Si Françoise Frenkel avait délibérément choisi la voie de l’assimilation, hantée par les souvenirs, elle restera opposée toute sa vie au rapprochement franco-allemand. Quand elle tombe sur l’article d’un journaliste juif qui défend Céline au moment du procès de ce dernier pour collaboration, elle est révoltée et le lui fait savoir. Ce Paul Lévy, prêt à pardonner, est cependant bouleversé par sa lettre et décide de la publier. Fort heureusement, cette lettre, parue dans une revue qui n’existe plus depuis longtemps, se trouvait dans la fameuse valise dont une partie de ce livre est redevable. Toute la souffrance de Françoise Frenkel s’y lit. Sont enfin relatées par l’historienne les demandes de « réparations » à l’Allemagne, là encore avec une rare précision.

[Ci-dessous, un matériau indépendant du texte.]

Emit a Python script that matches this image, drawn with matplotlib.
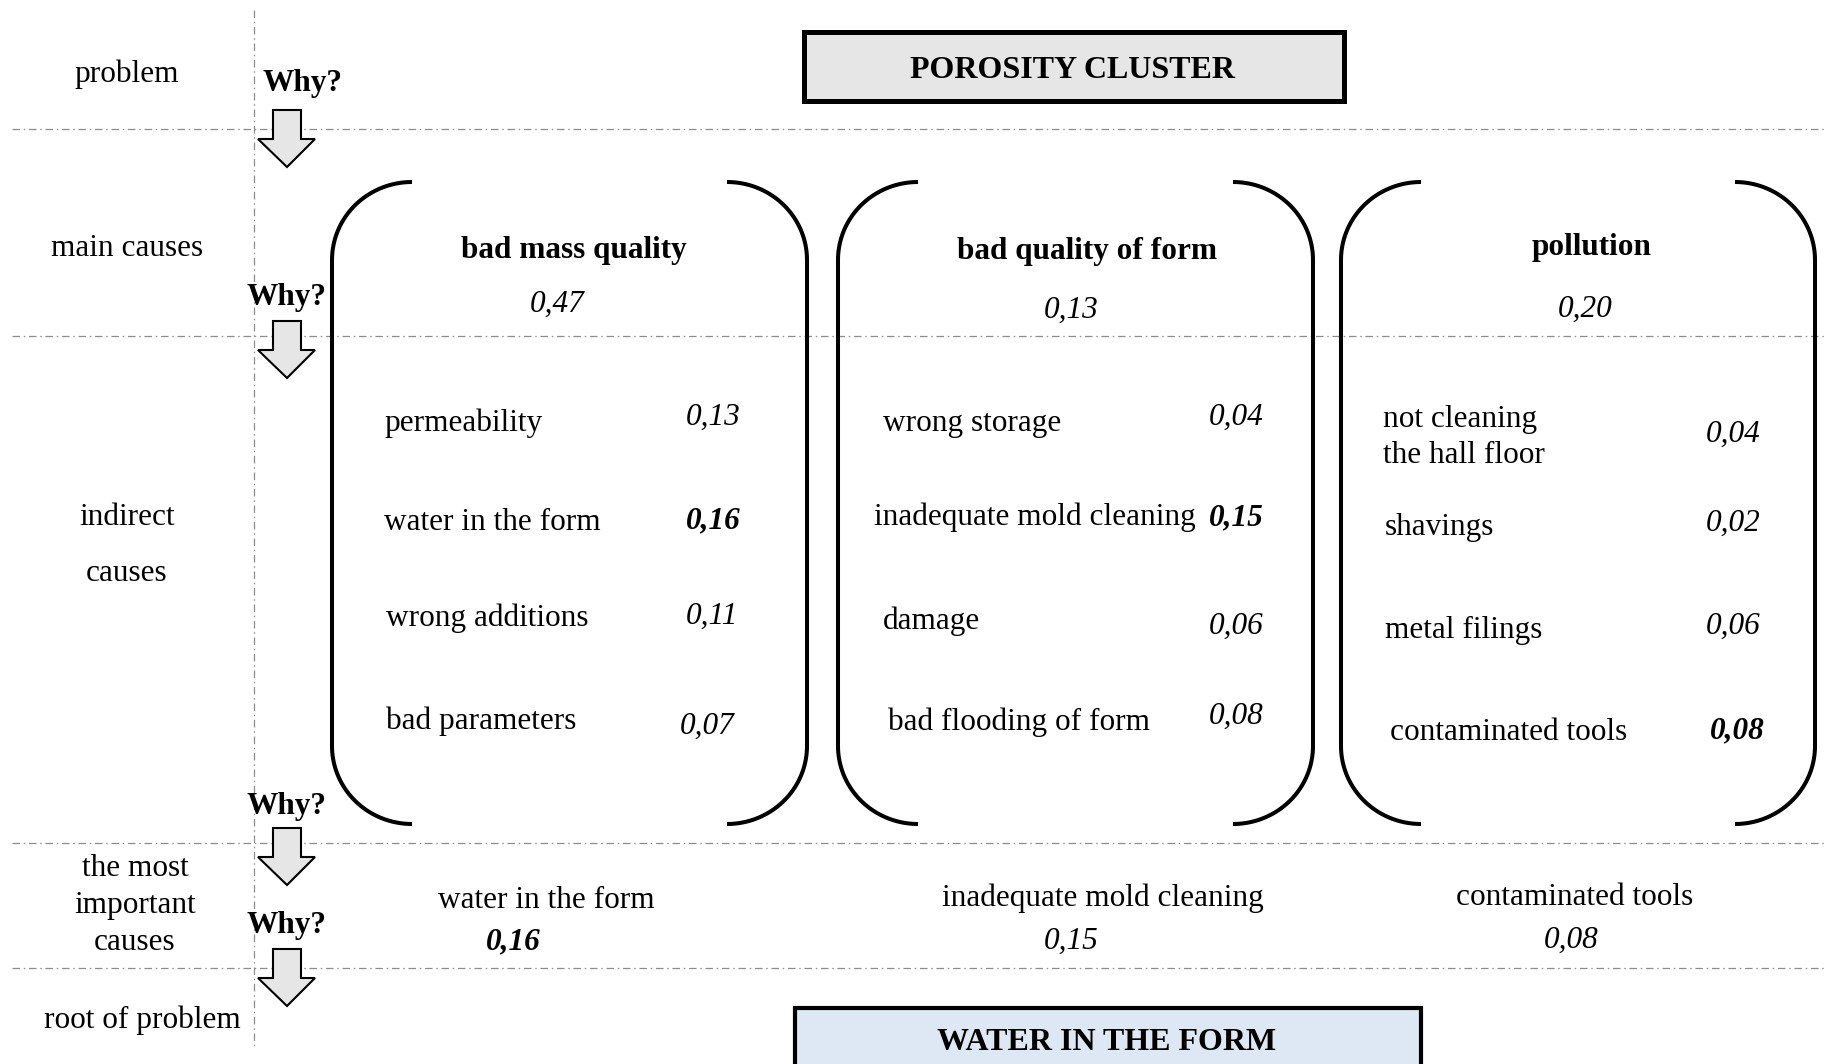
import numpy as np
import matplotlib
matplotlib.use('Agg')
import matplotlib.pyplot as plt
from matplotlib.patches import Rectangle, Polygon

# ==========================================
# DATA
# ==========================================
PROBLEM = 'POROSITY CLUSTER'
ROOT = 'WATER IN THE FORM'

levels = ['problem', 'main causes', 'indirect', 'causes',
          'the most', 'important', 'causes', 'root of problem']

main_causes = ['bad mass quality', 'bad quality of form', 'pollution']
main_weights = [0.47, 0.13, 0.20]

indirect_1 = ['permeability', 'water in the form', 'wrong additions', 'bad parameters']
weights_1 = [0.13, 0.16, 0.11, 0.07]
indirect_2 = ['wrong storage', 'inadequate mold cleaning', 'damage', 'bad flooding of form']
weights_2 = [0.04, 0.15, 0.06, 0.08]
indirect_3 = ['not cleaning\nthe hall floor', 'shavings', 'metal filings', 'contaminated tools']
weights_3 = [0.04, 0.02, 0.06, 0.08]

top_causes = ['water in the form', 'inadequate mold cleaning', 'contaminated tools']
top_weights = [0.16, 0.15, 0.08]


def fmt(v):
    return f'{v:.2f}'.replace('.', ',')


# ==========================================
# LAYOUT (pixel coordinates of the 1825x1064 canvas)
# ==========================================
plt.rcParams['font.family'] = ['Liberation Serif', 'DejaVu Serif']
FS = 22.5
DY = 3.5  # small baseline nudge for all text

fig = plt.figure(figsize=(18.25, 10.64), dpi=100)
ax = fig.add_axes([0, 0, 1, 1])
ax.set_xlim(0, 1825)
ax.set_ylim(1064, 0)
ax.axis('off')


def txt(x, y, s, **kw):
    kw.setdefault('ha', 'center')
    kw.setdefault('va', 'center')
    kw.setdefault('fontsize', FS)
    ax.text(x, y + DY, s, **kw)


dash = (0, (6, 3, 1.2, 3))
grey = '#8c8c8c'
ax.plot([254, 254], [10, 1047], color=grey, lw=0.9, ls=dash)
for y in [129, 336, 843, 968]:
    ax.plot([12, 1825], [y, y], color=grey, lw=0.9, ls=dash)

# level labels on the left
level_pos = [(127, 71), (127, 245), (127, 514), (127, 570),
             (135, 865), (135, 902), (135, 939), (142, 1017)]
for lab, (x, y) in zip(levels, level_pos):
    txt(x, y, lab)

# "Why?" + arrows
why_pos = [(303, 80), (287, 294), (287, 803), (287, 922)]
arrow_top = [110, 321, 828, 949]
for (x, y), top in zip(why_pos, arrow_top):
    txt(x, y, 'Why?', fontweight='bold')
    pts = [(273, top), (301, top), (301, top + 29), (315, top + 29),
           (287, top + 57), (258, top + 29), (273, top + 29)]
    ax.add_patch(Polygon(pts, closed=True, facecolor='#e6e6e6', edgecolor='black', lw=1.5, zorder=3))

# problem and root boxes
ax.add_patch(Rectangle((804, 32), 540, 69, facecolor='#e6e6e6', edgecolor='black', lw=3.6))
txt(1073, 67, PROBLEM, fontsize=23, fontweight='bold')
ax.add_patch(Rectangle((795, 1008), 626, 70, facecolor='#dde8f4', edgecolor='black', lw=3.0))
txt(1107, 1039, ROOT, fontsize=23, fontweight='bold')


# brackets
def bracket(xv, side, y0=182, y1=824, rx=80, ry=78):
    t = np.linspace(0, np.pi / 2, 40)
    d = 1 if side == 'left' else -1
    top_x = xv + d * rx * (1 - np.sin(t))
    top_y = y0 + ry * (1 - np.cos(t))
    bot_x = xv + d * rx * (1 - np.cos(t))
    bot_y = y1 - ry + ry * np.sin(t)
    xs = np.concatenate([top_x, bot_x])
    ys = np.concatenate([top_y, bot_y])
    ax.plot(xs, ys, color='black', lw=2.9, solid_capstyle='butt')


for xl, xr in [(332, 807), (838, 1313), (1341, 1815)]:
    bracket(xl, 'left')
    bracket(xr, 'right')

# main causes
main_pos = [(574, 247, 557, 301), (1087, 248, 1071, 307), (1592, 244, 1585, 306)]
for name, w, (xn, yn, xw, yw) in zip(main_causes, main_weights, main_pos):
    txt(xn, yn, name, fontweight='bold')
    txt(xw, yw, fmt(w), style='italic')

# indirect causes
groups = [
    (indirect_1, weights_1, [384, 384, 386, 386], [420, 519, 615, 718],
     [713, 713, 712, 707], [414, 517, 613, 723]),
    (indirect_2, weights_2, [883, 874, 883, 888], [420, 514, 618, 719],
     [1236, 1236, 1236, 1236], [414, 514, 623, 713]),
    (indirect_3, weights_3, [1383, 1385, 1385, 1390], [434, 524, 627, 729],
     [1733, 1733, 1733, 1737], [431, 520, 623, 727]),
]
for names, ws, xs, ys, wxs, wys in groups:
    best = int(np.argmax(ws))
    for i, (n, w) in enumerate(zip(names, ws)):
        txt(xs[i], ys[i], n, ha='left', linespacing=1.3)
        txt(wxs[i], wys[i], fmt(w), style='italic',
            fontweight='bold' if i == best else 'normal')

# most important causes
top_pos = [(546, 897, 513, 938), (1103, 895, 1071, 938), (1575, 894, 1571, 937)]
for i, (n, w, (xn, yn, xw, yw)) in enumerate(zip(top_causes, top_weights, top_pos)):
    txt(xn, yn, n)
    txt(xw, yw, fmt(w), style='italic', fontweight='bold' if i == 0 else 'normal')

fig.savefig('out.png', dpi=100)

Françoise Frenkel évoquera la possibilité d’ouvrir une librairie à Nice, mais c’est une ville, dit-elle, qui ne pense qu’au tourisme. Une autre possibilité aurait été de retourner à Paris, mais sans argent c’était inconcevable. C’est bel et bien dans la solitude et la pauvreté qu’elle achèvera sa vie. Dans le remords, aussi, de n’avoir pu sauver les siens. Son identité juive se serait située, conclut Corine Defrance, dans ce que Nathan Wachtel a appelé la « foi du souvenir ». Avec la mémoire pour religion.